--- MATERIAL ---
***

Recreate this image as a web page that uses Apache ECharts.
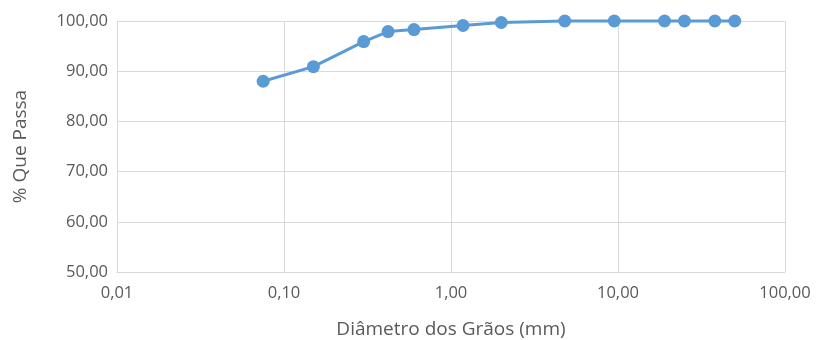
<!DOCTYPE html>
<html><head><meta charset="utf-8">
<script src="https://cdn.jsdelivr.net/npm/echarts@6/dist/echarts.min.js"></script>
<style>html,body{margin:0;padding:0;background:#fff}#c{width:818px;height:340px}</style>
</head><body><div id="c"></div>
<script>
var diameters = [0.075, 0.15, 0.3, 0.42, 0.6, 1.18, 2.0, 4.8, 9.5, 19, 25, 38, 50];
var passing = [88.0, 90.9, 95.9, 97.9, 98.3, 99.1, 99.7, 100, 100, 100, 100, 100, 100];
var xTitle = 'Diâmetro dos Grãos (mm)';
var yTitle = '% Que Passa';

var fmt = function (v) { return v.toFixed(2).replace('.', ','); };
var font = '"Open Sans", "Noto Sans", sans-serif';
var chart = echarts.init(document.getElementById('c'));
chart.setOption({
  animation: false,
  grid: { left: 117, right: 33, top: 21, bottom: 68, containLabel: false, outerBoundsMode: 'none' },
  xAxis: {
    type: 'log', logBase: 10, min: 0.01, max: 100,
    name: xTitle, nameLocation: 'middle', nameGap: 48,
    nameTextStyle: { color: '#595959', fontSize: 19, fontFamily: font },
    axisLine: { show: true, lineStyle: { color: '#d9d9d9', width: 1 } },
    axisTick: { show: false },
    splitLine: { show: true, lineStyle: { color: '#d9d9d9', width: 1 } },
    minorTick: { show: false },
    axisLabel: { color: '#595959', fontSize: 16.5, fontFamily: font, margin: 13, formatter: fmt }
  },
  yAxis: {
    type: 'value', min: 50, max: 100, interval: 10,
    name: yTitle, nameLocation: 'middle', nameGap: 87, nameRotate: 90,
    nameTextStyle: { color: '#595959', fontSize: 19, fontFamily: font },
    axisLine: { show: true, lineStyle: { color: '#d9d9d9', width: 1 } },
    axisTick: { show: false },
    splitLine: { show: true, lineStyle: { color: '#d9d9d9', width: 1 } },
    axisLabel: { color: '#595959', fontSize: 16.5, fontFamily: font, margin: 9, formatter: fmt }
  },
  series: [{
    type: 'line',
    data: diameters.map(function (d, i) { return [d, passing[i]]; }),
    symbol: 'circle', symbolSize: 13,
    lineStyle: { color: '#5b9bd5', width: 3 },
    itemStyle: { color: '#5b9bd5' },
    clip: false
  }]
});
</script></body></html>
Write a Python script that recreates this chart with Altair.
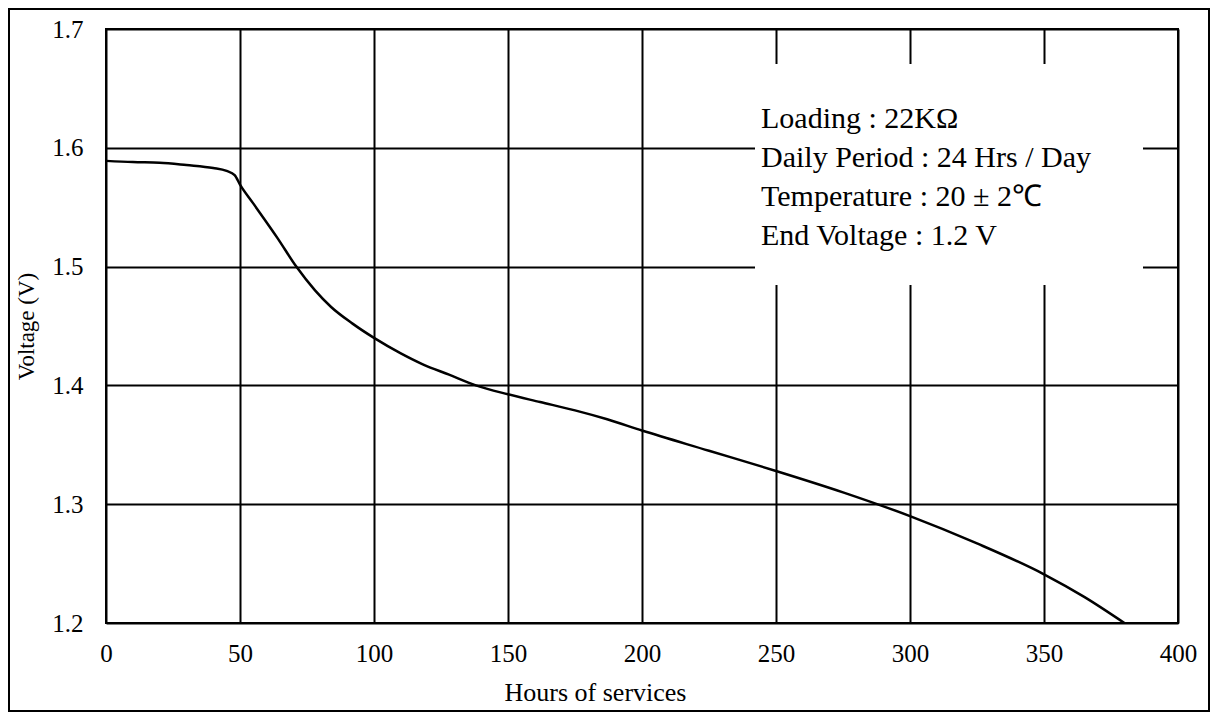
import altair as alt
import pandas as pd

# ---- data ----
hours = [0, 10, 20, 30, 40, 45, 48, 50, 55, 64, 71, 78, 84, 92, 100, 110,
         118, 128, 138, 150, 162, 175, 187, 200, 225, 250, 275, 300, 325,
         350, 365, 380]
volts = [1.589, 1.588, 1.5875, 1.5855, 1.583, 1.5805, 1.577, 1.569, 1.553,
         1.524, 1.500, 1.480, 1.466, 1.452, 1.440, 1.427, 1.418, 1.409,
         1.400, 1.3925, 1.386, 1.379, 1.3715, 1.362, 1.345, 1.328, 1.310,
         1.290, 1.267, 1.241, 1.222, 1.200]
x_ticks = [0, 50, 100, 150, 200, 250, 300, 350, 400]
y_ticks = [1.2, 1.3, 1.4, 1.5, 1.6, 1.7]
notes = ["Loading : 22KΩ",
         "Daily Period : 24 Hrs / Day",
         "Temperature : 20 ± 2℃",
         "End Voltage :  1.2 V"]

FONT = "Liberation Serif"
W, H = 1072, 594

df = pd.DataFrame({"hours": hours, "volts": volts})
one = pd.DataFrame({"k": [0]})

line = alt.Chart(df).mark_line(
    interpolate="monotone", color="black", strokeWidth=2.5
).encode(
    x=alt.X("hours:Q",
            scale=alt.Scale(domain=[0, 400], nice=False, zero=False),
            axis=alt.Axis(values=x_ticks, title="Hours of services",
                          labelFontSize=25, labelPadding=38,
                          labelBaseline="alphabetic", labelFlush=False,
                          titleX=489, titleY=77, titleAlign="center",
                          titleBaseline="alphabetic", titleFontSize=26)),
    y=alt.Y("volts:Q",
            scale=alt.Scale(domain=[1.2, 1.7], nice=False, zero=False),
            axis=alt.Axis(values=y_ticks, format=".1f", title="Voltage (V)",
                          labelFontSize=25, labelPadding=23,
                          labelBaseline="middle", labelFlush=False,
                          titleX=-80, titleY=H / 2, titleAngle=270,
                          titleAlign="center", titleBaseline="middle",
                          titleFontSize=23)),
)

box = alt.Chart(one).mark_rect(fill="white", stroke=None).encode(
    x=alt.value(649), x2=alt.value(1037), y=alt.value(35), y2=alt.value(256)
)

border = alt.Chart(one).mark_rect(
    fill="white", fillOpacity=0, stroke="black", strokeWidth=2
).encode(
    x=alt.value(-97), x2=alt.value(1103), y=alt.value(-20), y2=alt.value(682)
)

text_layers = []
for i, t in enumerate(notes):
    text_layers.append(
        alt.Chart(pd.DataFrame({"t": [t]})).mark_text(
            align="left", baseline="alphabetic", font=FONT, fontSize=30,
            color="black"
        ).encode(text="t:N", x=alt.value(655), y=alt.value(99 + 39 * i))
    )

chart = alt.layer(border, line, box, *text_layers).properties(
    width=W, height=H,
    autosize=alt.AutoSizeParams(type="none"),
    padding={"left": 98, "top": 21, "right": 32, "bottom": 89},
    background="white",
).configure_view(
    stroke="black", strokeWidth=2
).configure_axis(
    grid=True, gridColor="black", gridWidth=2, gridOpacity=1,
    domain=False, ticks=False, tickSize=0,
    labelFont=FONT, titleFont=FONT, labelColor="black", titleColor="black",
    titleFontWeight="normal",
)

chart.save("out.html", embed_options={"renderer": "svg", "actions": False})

***

--- TASK INSTRUCTIONS ---
Copy nothing but the lines from the top of the data down to the line containing "var yTitle = '% Que Passa';", and leave the pictures out.

--- SOLUTION TO THIS EXERCISE ---
Recreate this image as a web page that uses Apache ECharts.
<!DOCTYPE html>
<html><head><meta charset="utf-8">
<script src="https://cdn.jsdelivr.net/npm/echarts@6/dist/echarts.min.js"></script>
<style>html,body{margin:0;padding:0;background:#fff}#c{width:818px;height:340px}</style>
</head><body><div id="c"></div>
<script>
var diameters = [0.075, 0.15, 0.3, 0.42, 0.6, 1.18, 2.0, 4.8, 9.5, 19, 25, 38, 50];
var passing = [88.0, 90.9, 95.9, 97.9, 98.3, 99.1, 99.7, 100, 100, 100, 100, 100, 100];
var xTitle = 'Diâmetro dos Grãos (mm)';
var yTitle = '% Que Passa';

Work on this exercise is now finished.